As mentioned in Sect. 1, we assume that the elements of the sparse vector \(\mathbf {s}\) are centered random variables. Hence, the elements of \(\mathbf {s}\) are either zero or zero-mean random variables, implying that \(\mathrm {E}\{\mathbf {s}_n\}=0\) for all \(n=1,\dots ,N\). Together with the fact that \(\mathrm {E}\{\mathbf {w}\}=0\), we have

$$\begin{aligned} \mathrm {E}\{\mathbf {x}_n\} = \mu _{j,n}\mathrm {E}\{\mathbf {s}_n\} + N^{-1}\mathrm {E}\{\langle \mathbf {A}_j,\mathbf {w}\rangle \} = 0, \end{aligned}$$

(32)

for all \(n=1,\dots ,N\). According to Bernstein’s inequality [2], if \(\mathbf {x}_1,\dots , \mathbf {x}_N\) are independent real random variables with mean zero, where \(\mathrm {E}\left\{ \mathbf {x}_n^2\right\} \le \nu \), and \(\mathrm {Pr}\{|\mathbf {x}_n| < c\}=1\), then

$$\begin{aligned}&\mathrm {Pr}\left\{ \left| \sum \limits _{n=1}^N\mathbf {x}_n\right| \ge \xi \right\} \le 2\;\mathrm {exp}\left( \frac{-\xi ^2}{2\left( \sum \limits _{n=1}^{N}\mathrm {E}\left\{ \mathbf {x}_n^2\right\} +c\xi /3\right) }\right) \nonumber \\&\quad \le 2\;\mathrm {exp}\left( \frac{-\xi ^2}{2(N\nu +c\xi /3)}\right) , \end{aligned}$$

(33)

where (33) follows using (12).
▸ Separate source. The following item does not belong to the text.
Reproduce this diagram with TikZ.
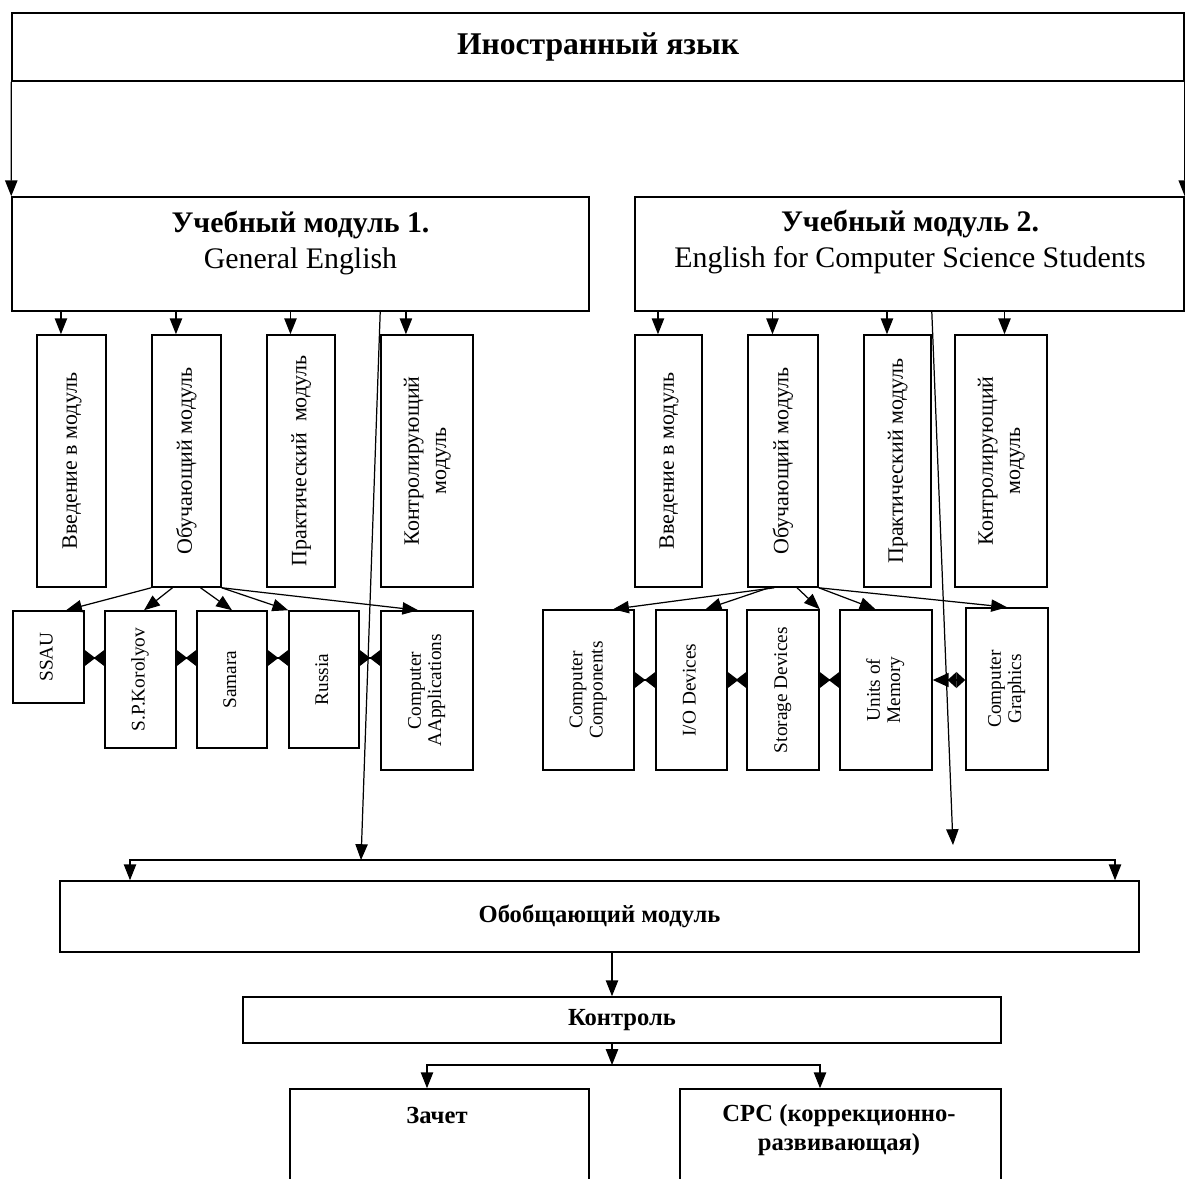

This completes the proof.

Proof

(proof of Lemma 2) Equation (13) follows trivially from the triangle inequality. For (14), we have

$$\begin{aligned} \mathrm {E}\left\{ \mathbf {x}_n^2\right\}= & {} \frac{1}{N} \sum _{n=1}^{N} \mathrm {E}\left\{ \mathbf {x}_n^2\right\} \end{aligned}$$

(34)

$$\begin{aligned}= & {} \frac{1}{N} \sum \limits _{n=1}^{N} \mathrm {E}\left\{ \mu _{j,n}^2 \mathbf {s}_n^2 + \frac{1}{N^2}\langle \mathbf {A}_j,\mathbf {w}\rangle ^2 + \frac{2}{N} \mu _{j,n}\mathbf {s}_n\langle \mathbf {A}_j,\mathbf {w}\rangle \right\} \end{aligned}$$

(35)

$$\begin{aligned}= & {} \frac{1}{N} \sum \limits _{n=1}^{N} \mu _{j,n}^2 \mathrm {E}\left\{ \mathbf {s}_n^2\right\} + \frac{1}{N^2}\mathrm {E}\left\{ \langle \mathbf {A}_j,\mathbf {w}\rangle ^2\right\} + \underbrace{\frac{2}{N} \mathrm {E}\left\{ \mu _{j,n}\mathbf {s}_n\langle \mathbf {A}_j,\mathbf {w}\rangle \right\} }_0\qquad \quad \end{aligned}$$

(36)

$$\begin{aligned}\le & {} \frac{\tau }{N} \mu _\mathrm {max}^2 \mathbf {s}_\mathrm {max}^2 + \frac{1}{N^2} \mathrm {E}\left\{ \langle \mathbf {A}_j,\mathbf {w}\rangle ^2\right\} , \end{aligned}$$

(37)

where the last term in (36) is zero since \(\mathrm {E}\{\mathbf {w}\}=0\), which implies \(\mathrm {E}\{\langle \mathbf {A}_j,\mathbf {w}\rangle \}=0\). Moreover, we have

$$\begin{aligned} \mathrm {E}\left\{ \langle \mathbf {A}_j,\mathbf {w}\rangle ^2\right\}&= \mathrm {E}\left\{ \left( \sum _{m=1}^{M}\mathbf {A}_{m,j}\mathbf {w}_m\right) \left( \sum _{m=1}^{M}\mathbf {A}_{m,j}\mathbf {w}_m\right) \right\} \nonumber \\&= \sum _{m=1}^{M} \mathbf {A}_{m,j}\mathbf {A}_{m,j} \mathrm {E}\{\mathbf {w}_m\mathbf {w}_m\} = \sigma ^2. \end{aligned}$$

(38)

Combining (37) and (38) completes the proof.